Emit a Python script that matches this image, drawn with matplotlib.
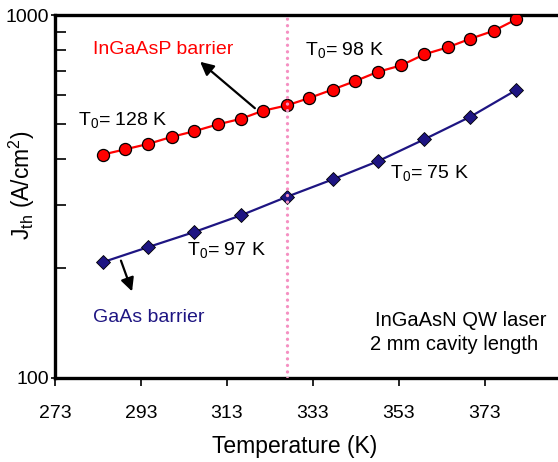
import numpy as np
import matplotlib
matplotlib.use("Agg")
import matplotlib.pyplot as plt
from matplotlib.ticker import LogLocator, NullFormatter, FixedLocator

# Font tipo Arial
plt.rcParams['font.family'] = ['Liberation Sans', 'DejaVu Sans']
plt.rcParams['mathtext.fontset'] = 'custom'
plt.rcParams['mathtext.rm'] = 'Liberation Sans'
plt.rcParams['mathtext.it'] = 'Liberation Sans'

# Datos
temp_ingaasp = [284.1, 289.3, 294.7, 300.1, 305.4, 310.8, 316.2, 321.3, 326.9, 332.1,
                337.6, 342.8, 348.1, 353.5, 358.9, 364.3, 369.6, 375.1, 380.3]
jth_ingaasp = [412, 426, 441, 461, 478, 499, 517, 544, 563, 590,
               623, 657, 697, 726, 779, 814, 860, 905, 973]

temp_gaas = [284.1, 294.7, 305.4, 316.2, 326.9, 337.6, 348.1, 358.9, 369.6, 380.3]
jth_gaas = [208, 229, 252, 280, 315, 352, 395, 454, 524, 621]

t_corte = 326.9
xticks = [273, 293, 313, 333, 353, 373]

fig = plt.figure(figsize=(5.58, 4.62), dpi=100)
ax = fig.add_axes([0.0986, 0.1829, 0.9014, 0.7846])

ax.plot(temp_ingaasp, jth_ingaasp, '-', color='#ff0000', lw=1.6,
        marker='o', ms=8.7, mfc='#ff0000', mec='black', mew=0.9, zorder=3)
ax.plot(temp_gaas, jth_gaas, '-', color='#1e1582', lw=1.6,
        marker='D', ms=7.3, mfc='#1e1582', mec='black', mew=0.6, zorder=3)

# linea vertical punteada
ax.axvline(t_corte, color='#f590c2', lw=2.4, linestyle=(0, (0.01, 1.95)),
           dash_capstyle='round', zorder=4)

ax.set_yscale('log')
ax.set_xlim(273, 390)
ax.set_ylim(100, 1000)

ax.xaxis.set_major_locator(FixedLocator(xticks))
ax.set_xticklabels([str(t) for t in xticks])
ax.yaxis.set_major_locator(FixedLocator([100, 1000]))
ax.set_yticklabels(['100', '1000'])
ax.yaxis.set_minor_locator(LogLocator(base=10, subs=np.arange(2, 10)))
ax.yaxis.set_minor_formatter(NullFormatter())

ax.tick_params(axis='x', direction='out', length=6, width=1.2, labelsize=14, pad=14)
ax.tick_params(axis='y', which='major', direction='out', length=3, width=1.2,
               labelsize=14, pad=1)
ax.tick_params(axis='y', which='minor', direction='in', length=8, width=1.2)

for s in ['left', 'bottom', 'top']:
    ax.spines[s].set_linewidth(2.4)
ax.spines['right'].set_visible(False)

ax.set_xlabel('Temperature (K)', fontsize=16.5)
ax.xaxis.set_label_coords((295 - 55) / 503, -0.16)
ax.set_ylabel('J$_{\\rm th}$ (A/cm$^2$)', fontsize=16.5)
ax.yaxis.set_label_coords(-0.036, 0.53)

# textos
fs = 14
def px(x, y):
    return fig.transFigure.inverted().transform(fig.dpi_scale_trans.transform((x / 100, (462 - y) / 100)))

fig.text(*px(93, 50), 'InGaAsP barrier', color='#ff0000', fontsize=fs, va='center')
fig.text(*px(305, 50), 'T$_0$= 98 K', color='black', fontsize=fs, va='center')
fig.text(*px(78, 120), 'T$_0$= 128 K', color='black', fontsize=fs, va='center')
fig.text(*px(390, 173), 'T$_0$= 75 K', color='black', fontsize=fs, va='center')
fig.text(*px(187, 250), 'T$_0$= 97 K', color='black', fontsize=fs, va='center')
fig.text(*px(93, 317), 'GaAs barrier', color='#1e1582', fontsize=fs, va='center')
fig.text(*px(375, 320), 'InGaAsN QW laser', color='black', fontsize=14.5, va='center')
fig.text(*px(370, 345), '2 mm cavity length', color='black', fontsize=14.5, va='center')

# flechas
ax.annotate('', xy=px(198, 60), xycoords='figure fraction',
            xytext=px(257, 110), textcoords='figure fraction',
            arrowprops=dict(arrowstyle='-|>', color='black', lw=1.6, mutation_scale=20))
ax.annotate('', xy=px(133, 294), xycoords='figure fraction',
            xytext=px(120, 258), textcoords='figure fraction',
            arrowprops=dict(arrowstyle='-|>', color='black', lw=1.6, mutation_scale=20))

fig.savefig('out.png', dpi=100)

— Exercise —
Give again, word for word, every line from the top of the data above to the line holding "plt.rcParams['mathtext.it'] = 'Liberation", inclusive, with the pictures left out.

— Solution below —
Emit a Python script that matches this image, drawn with matplotlib.
import numpy as np
import matplotlib
matplotlib.use("Agg")
import matplotlib.pyplot as plt
from matplotlib.ticker import LogLocator, NullFormatter, FixedLocator

# Font tipo Arial
plt.rcParams['font.family'] = ['Liberation Sans', 'DejaVu Sans']
plt.rcParams['mathtext.fontset'] = 'custom'
plt.rcParams['mathtext.rm'] = 'Liberation Sans'
plt.rcParams['mathtext.it'] = 'Liberation Sans'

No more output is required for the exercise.